From the winter of 1783/1784 to 1786 they starved and wandered about in Nova Scotia before finally finding places to settle. Captain Stewart wrote on 31 July 1784:
"..... A ship arrived from Port Roseway & Shelburn with 54 men, women & children as settlers ........ The distress in which they arrived here, and the improbability of being able to procure any kind of vessels to convey them .... Provisions as they may require will, I hope, be ....... Many more refugees are expected ......"
It's the tone of these letters that struck me. They give me the impression that Shelburne was crowded and the refugees were talked into getting onto ships which they were told were bound for some place better. They arrived to find some place worse. Notice the subtle shift in terminology from loyalist and soldiery to refugee. Captain Stewart was later reprimanded for his too factual accounts of the loyalists and his criticism of officials.
Almost everything that is written today about the loyalists is wrong, so wrong that I hesitate to use the term "loyalists". There were two classed of people, neither of which were particularly motivated by loyalty to anybody.

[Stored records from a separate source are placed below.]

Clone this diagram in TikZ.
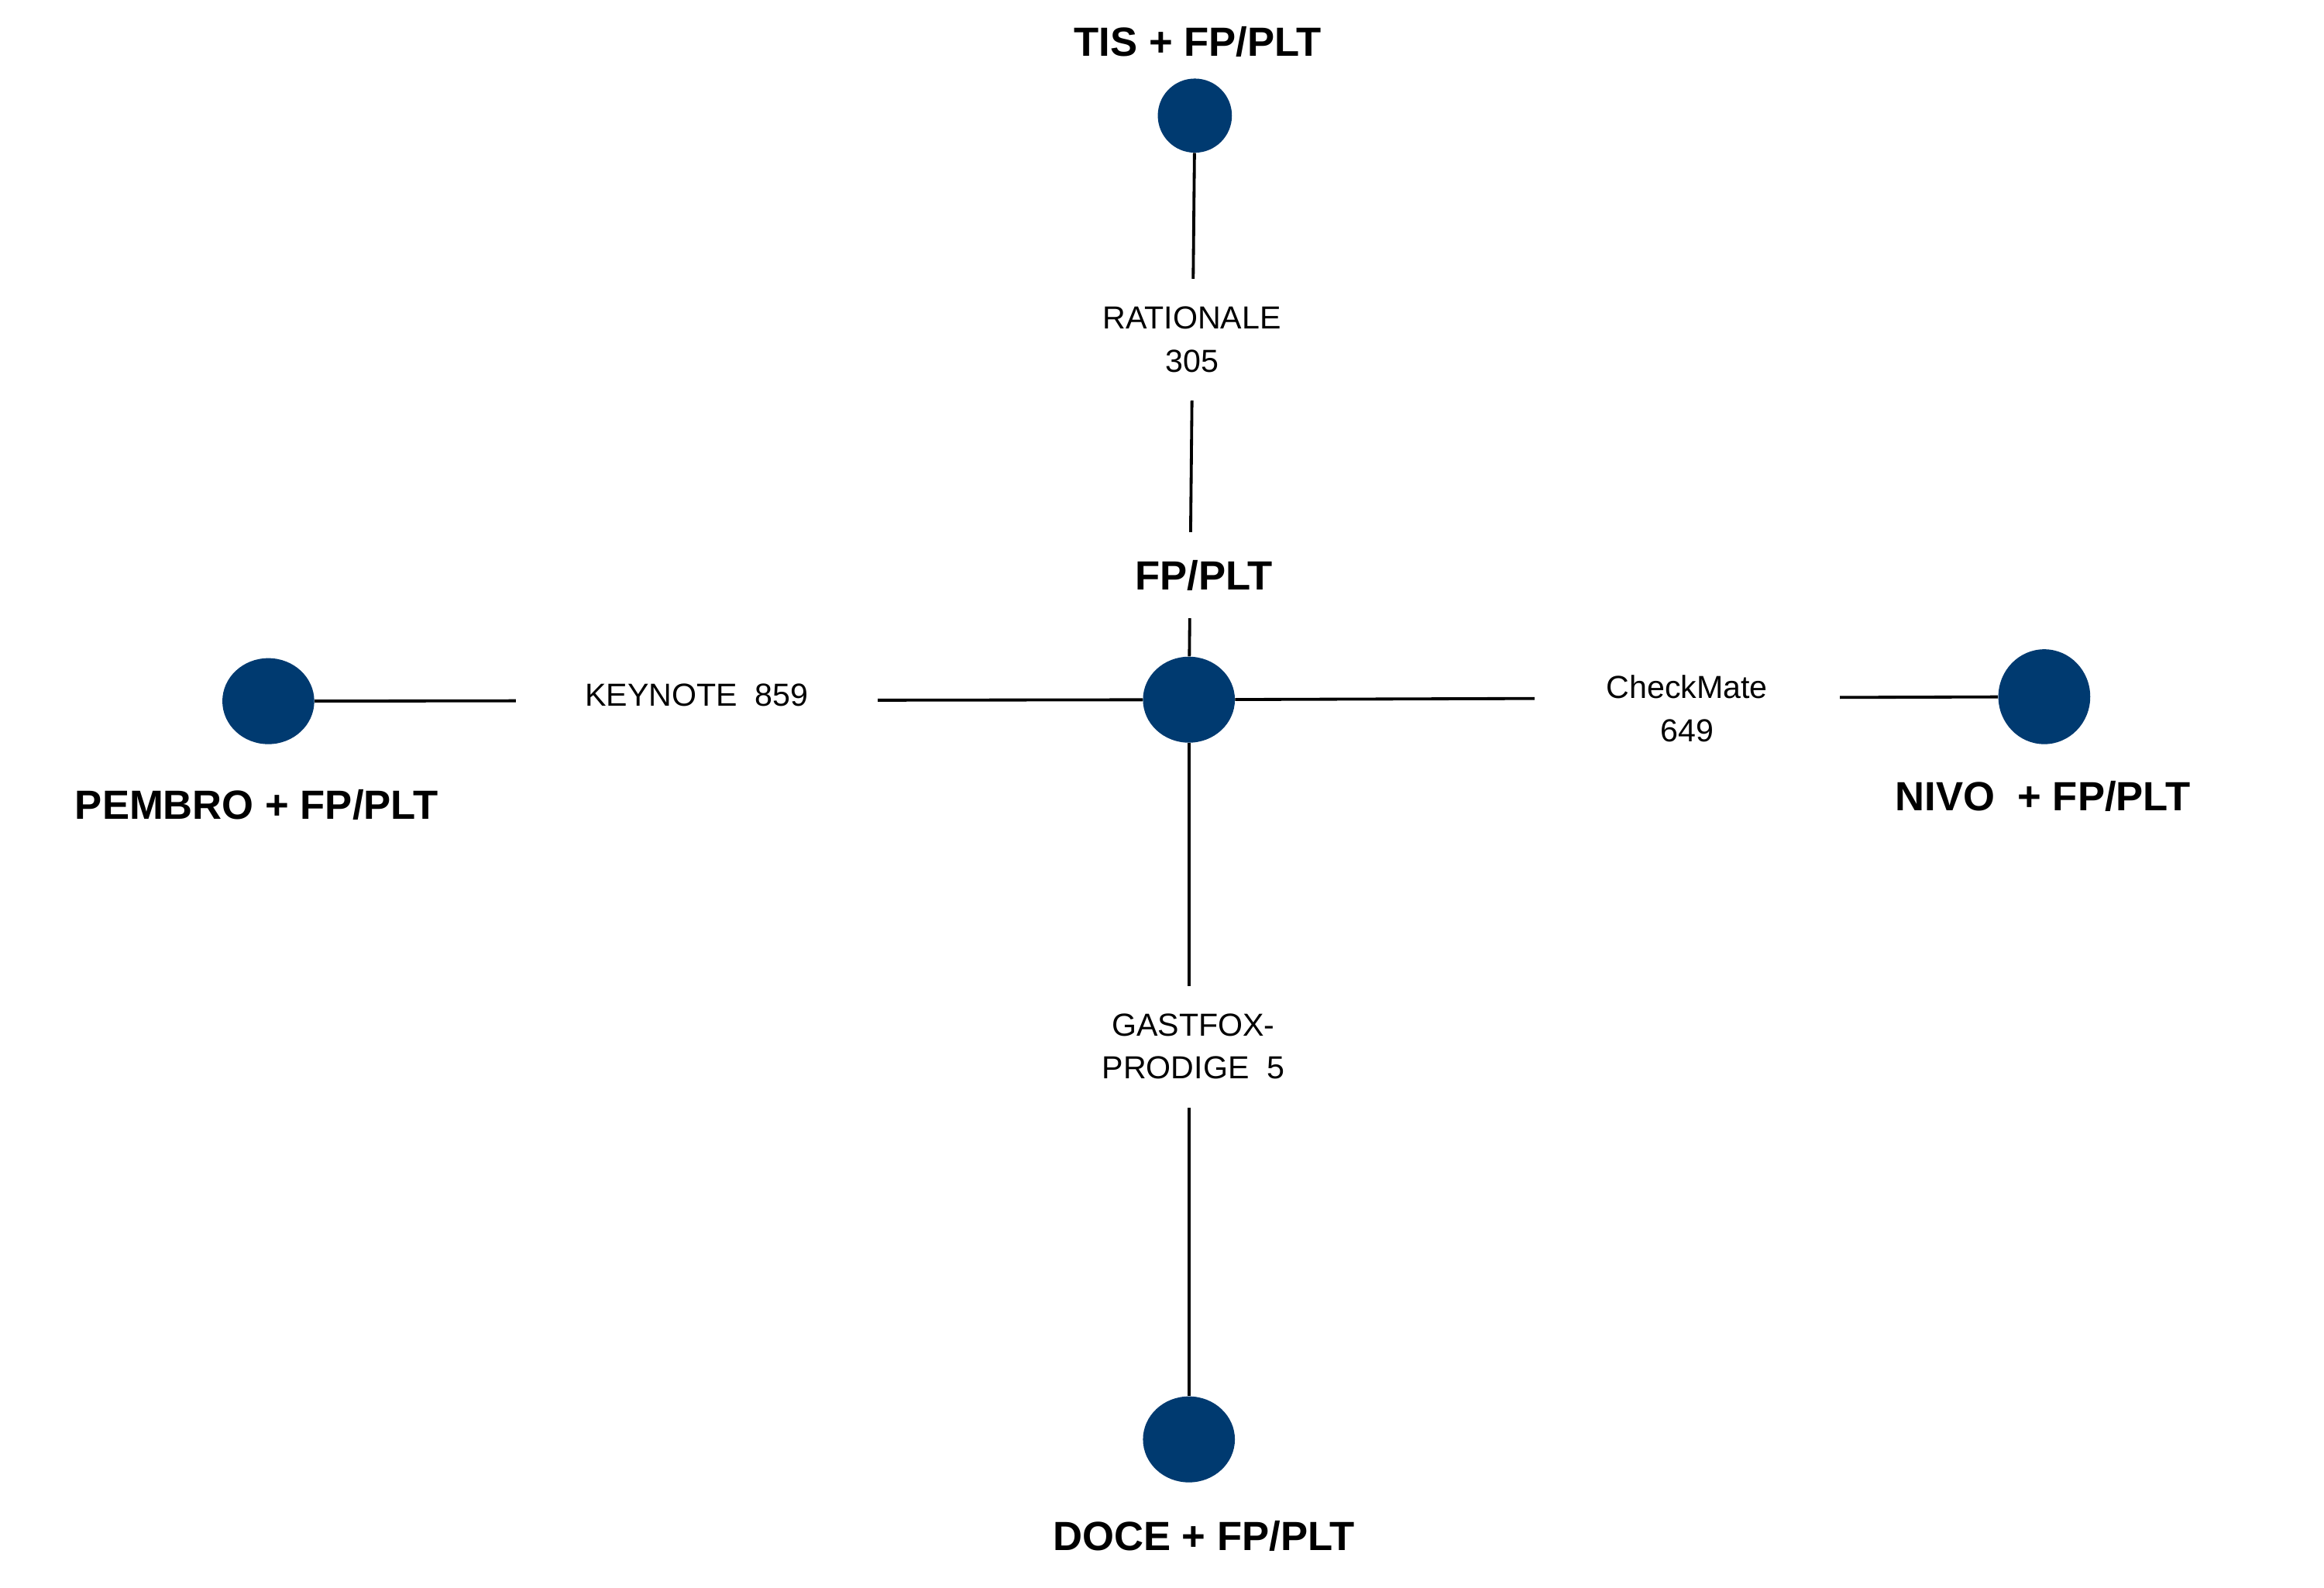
\documentclass[tikz,border=0pt]{standalone}
\usepackage{fontspec}
\setmainfont{Liberation Sans}
\usetikzlibrary{shapes.geometric}
\definecolor{navy}{HTML}{003A70}
\begin{document}
\begin{tikzpicture}[x=1pt,y=-1pt,
  dot/.style={ellipse,fill=navy,minimum width=62pt,minimum height=58pt,inner sep=0pt},
  lab/.style={font=\fontsize{27.5}{30}\selectfont\bfseries},
  elab/.style={font=\fontsize{21.5}{29}\selectfont,fill=white,align=center,inner sep=0pt},
  edge/.style={line width=2pt,black}]
\useasboundingbox[fill=white] (0,0) rectangle (1567.7,1071);
\node[dot,minimum width=50pt,minimum height=50pt] (tis) at (806,78) {};
\node[dot] (c) at (802,472) {};
\node[dot] (pem) at (181,473) {};
\node[dot,minimum height=64pt] (nivo) at (1379,470) {};
\node[dot] (doce) at (802,971) {};
\draw[edge] (tis) -- (c);
\draw[edge] (pem) -- (c);
\draw[edge] (c) -- (nivo);
\draw[edge] (c) -- (doce);
\node[lab] (ltis) at (808,28) {TIS + FP/PLT};
\node[lab,fill=white,minimum height=58pt,inner xsep=6pt] (lc) at (812,388) {FP/PLT};
\node[lab] (lpem) at (173,543) {PEMBRO + FP/PLT};
\node[lab] (lnivo) at (1378,537) {NIVO\ \ + FP/PLT};
\node[lab] (ldoce) at (812,1036) {DOCE + FP/PLT};
\node[elab,minimum height=82pt,minimum width=140pt] (e1) at (804,229) {RATIONALE\\305};
\node[elab,minimum width=244pt,minimum height=40pt] (e2) at (470,469) {KEYNOTE\ \ 859};
\node[elab,minimum width=206pt,minimum height=60pt] (e3) at (1138,478) {CheckMate\\649};
\node[elab,minimum height=82pt,minimum width=150pt] (e4) at (805,706) {GASTFOX-\\PRODIGE\ \ 5};
\end{tikzpicture}
\end{document}
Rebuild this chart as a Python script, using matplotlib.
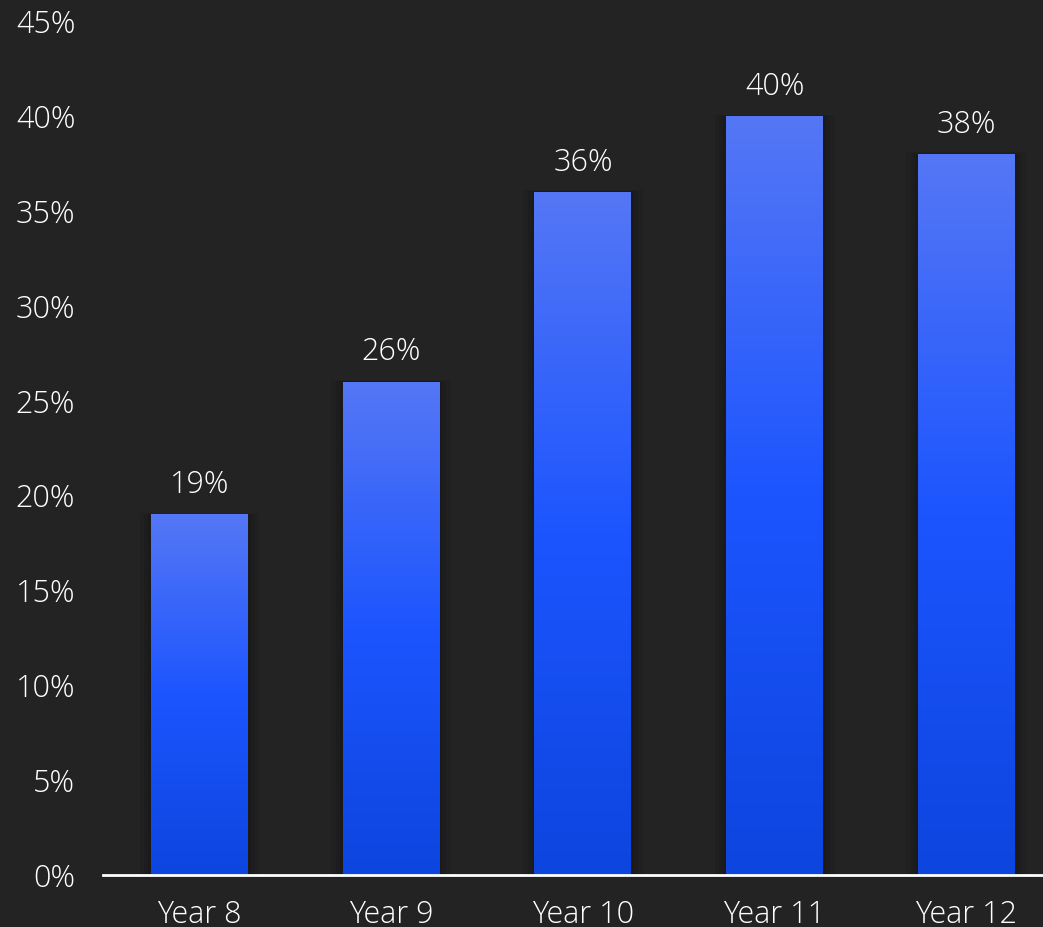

The first group were the memorialists, so called because they wrote memorials. The memorials were mostly lies. They were intended to prove to the British government that the memorialist should be given large amounts of money and land grants to compensate them for their war effort. If half the stuff written in the memorials were true, the British would have won the revolution. Don't read them if you want to find facts. It worked for them; they got money and land grants and were mostly welcomed in Nova Scotia. It wasn't easy for them but none of them actually starved. After the war a British appointed investigator, a Mr. Hugh Gaine, wrote in his report:
"Many claim for property lost, who have got more by the war, than they could ever have got in any other way, had the war never happened.
Observation: It is conjectured that almost every man who had no fortune, became an adventurer and Freebooter, at first, and what is well known by the name of a Skinner and Whaleboater, and became Loyalists afterwards by consequence, as soon as the idea of reward and retribution was connected with that of loyalty."
The second group were the honest loyalists looking for a place settle. They were mostly refugees. They were honest and hard working people. They had the determination and initiative necessary to build a life in such a forlorn place. The prostitutes, drunks and beggars had moved on by then and it was from the honest loyalists that most of the early settlers of Aylesford Township were formed.